Potter and Trippe-Gallagher both had family dogs already, and promised that their pets would be rehomed if they didn’t get along with the facility dogs. Fortunately, all the dogs and humans in both families blended without drama. When the vests come off, Yoda and Rosie shed their serious sides and morph from facility dogs to playful family pets.

Facility Dogs in Florida

It has taken about four years of discussion and planning to make the Hopkins Paws for Healing Facility Dog Program at Johns Hopkins Children’s Center a reality.

“I’ve been advocating for it for a long time and doing a lot of background research along with Patrice Brylske, director of Child Life Services,” says Potter, noting that the work included raising donor funds and collaborating with Johns Hopkins All Children’s Hospital in St. Petersburg, Florida, which launched its facility dog program with the arrival of Brea, a Labrador, in 2021. Boomer, a Lab-golden retriever mix, joined in 2025.

Leah Frohnerath, the child life specialist who handles Brea at All Children’s, says she’s happy to see Baltimore adopt a similar program.

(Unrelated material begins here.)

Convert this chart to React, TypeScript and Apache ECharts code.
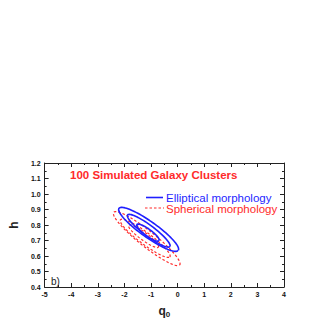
import React, { useEffect, useRef } from "react";
import * as echarts from "echarts";

// Confidence contours, each: [centerQ0, centerH, majorDq, majorDh, minorDq, minorDh]
const ellipticalContours: number[][] = [
  [-1.09, 0.772, 1.115, -0.136, 0.174, 0.041],
  [-1.085, 0.763, 0.795, -0.102, 0.12, 0.028],
  [-1.115, 0.751, 0.415, -0.052, 0.076, 0.018],
];
const sphericalContours: number[][] = [
  [-1.16, 0.712, 1.24, -0.17, 0.188, 0.039],
  [-1.22, 0.714, 0.93, -0.12, 0.141, 0.029],
  [-1.28, 0.728, 0.56, -0.071, 0.094, 0.019],
];
const xTicks = [-5, -4, -3, -2, -1, 0, 1, 2, 3, 4];
const yTicks = [0.4, 0.5, 0.6, 0.7, 0.8, 0.9, 1.0, 1.1, 1.2];

const titleText = "100 Simulated Galaxy Clusters";
const legendNames = ["Elliptical morphology", "Spherical morphology"];

function outline(p: number[]): number[][] {
  const pts: number[][] = [];
  const n = 96;
  for (let i = 0; i <= n; i++) {
    const t = (i / n) * Math.PI * 2;
    pts.push([
      p[0] + p[2] * Math.cos(t) + p[4] * Math.sin(t),
      p[1] + p[3] * Math.cos(t) + p[5] * Math.sin(t),
    ]);
  }
  return pts;
}

const BLUE = "#1f1fff";
const RED = "#ff2a2a";

export default function App() {
  const ref = useRef<HTMLDivElement>(null);
  useEffect(() => {
    if (!ref.current) return;
    const chart = echarts.init(ref.current, null, { renderer: "svg" });
    const font = "Liberation Sans, Arial, sans-serif";
    const axisCommon = {
      type: "value" as const,
      axisLine: { show: true, onZero: false, lineStyle: { color: "#222", width: 1 } },
      axisTick: { show: true, inside: true, length: 4, lineStyle: { color: "#222" } },
      minorTick: { show: true, splitNumber: 2, length: 2, lineStyle: { color: "#222" } },
      splitLine: { show: false },
    };
    const series: any[] = [];
    ellipticalContours.forEach((c) =>
      series.push({
        name: legendNames[0],
        type: "line",
        data: outline(c),
        showSymbol: false,
        symbol: "none",
        lineStyle: { color: BLUE, width: 1.6 },
        itemStyle: { color: BLUE },
        xAxisIndex: 0,
        yAxisIndex: 0,
        z: 3,
      })
    );
    sphericalContours.forEach((c) =>
      series.push({
        name: legendNames[1],
        type: "line",
        data: outline(c),
        showSymbol: false,
        symbol: "none",
        lineStyle: { color: RED, width: 1.2, type: [2.5, 2] },
        itemStyle: { color: RED },
        xAxisIndex: 0,
        yAxisIndex: 0,
        z: 2,
      })
    );
    chart.setOption({
      animation: false,
      grid: { left: 42, right: 35, top: 163, bottom: 28 },
      title: {
        text: titleText,
        left: 70,
        top: 169,
        padding: 0,
        textStyle: { color: RED, fontSize: 11.5, fontWeight: "bold", fontFamily: font },
      },
      xAxis: [
        {
          ...axisCommon,
          min: -5,
          max: 4,
          interval: 1,
          position: "bottom",
          axisLabel: {
            fontSize: 7,
            fontWeight: "bold",
            color: "#111",
            margin: 4,
            fontFamily: font,
            formatter: (v: number) => (xTicks.includes(v) ? String(v) : ""),
          },
          name: "{q|q}{s|0}",
          nameLocation: "middle",
          nameGap: 17,
          nameTextStyle: {
            rich: {
              q: { fontSize: 12, fontWeight: "bold", color: "#222", fontFamily: font },
              s: { fontSize: 8, fontWeight: "bold", color: "#222", fontFamily: font, padding: [6, 0, 0, 0] },
            },
          },
        },
        {
          ...axisCommon,
          min: -5,
          max: 4,
          interval: 1,
          position: "top",
          axisLabel: { show: false },
        },
      ],
      yAxis: [
        {
          ...axisCommon,
          min: 0.4,
          max: 1.2,
          interval: 0.1,
          position: "left",
          axisLabel: {
            fontSize: 7,
            fontWeight: "bold",
            color: "#111",
            margin: 4,
            fontFamily: font,
            formatter: (v: number) => {
              const r = Math.round(v * 10) / 10;
              return yTicks.some((t) => Math.abs(t - r) < 1e-6) ? r.toFixed(1) : "";
            },
          },
          name: "h",
          nameLocation: "middle",
          nameGap: 20,
          nameRotate: 90,
          nameTextStyle: { fontSize: 12, fontWeight: "bold", color: "#222", fontFamily: font },
        },
        {
          ...axisCommon,
          min: 0.4,
          max: 1.2,
          interval: 0.1,
          position: "right",
          axisLabel: { show: false },
        },
      ],
      graphic: [
        {
          type: "text",
          left: 51,
          top: 276,
          style: { text: "b)", fontSize: 10, fill: "#222", fontFamily: font },
        },
        {
          type: "line",
          shape: { x1: 146, y1: 197.5, x2: 163, y2: 197.5 },
          style: { stroke: BLUE, lineWidth: 1.6 },
        },
        {
          type: "text",
          x: 166,
          y: 198,
          style: {
            text: legendNames[0],
            fontSize: 11.5,
            fill: BLUE,
            fontFamily: font,
            verticalAlign: "middle",
          },
        },
        {
          type: "line",
          shape: { x1: 145, y1: 208, x2: 164, y2: 208 },
          style: { stroke: RED, lineWidth: 1.2, lineDash: [2.5, 2] },
        },
        {
          type: "text",
          x: 166,
          y: 208.5,
          style: {
            text: legendNames[1],
            fontSize: 11.5,
            fill: RED,
            fontFamily: font,
            verticalAlign: "middle",
          },
        },
      ],
      series,
    });
    return () => chart.dispose();
  }, []);
  return (
    <div
      ref={ref}
      style={{ position: "fixed", left: 0, top: 0, width: 319, height: 319, background: "#fff" }}
    />
  );
}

The benefits of being around dogs are well-documented, Frohnerath says. “We know that dogs can reduce our anxiety, drop our blood pressure, lower our heart rate, and increase oxytocin and serotonin levels in our blood, which are happy hormones that we need in order to be resilient.”

Every day is different, she says. “This morning, we walked with a child who has sickle cell disease who really needs to exercise and get the blood flowing through her legs to help with the crisis that she’s experiencing. Later, we might go to the intensive care unit and be at the bedside of a teenager who was injured in a car accident and needs a little pick-me-up.”

Brea and Boomer and Rosie and Yoda also boost the mood of the staff at both hospitals.

“We knew the dogs were going to be helpful with the patients, but we were surprised at how much the staff loves them and sees them as this breath of fresh air when they’re walking through the halls,” Frohnerath says. “That has been such a gift.”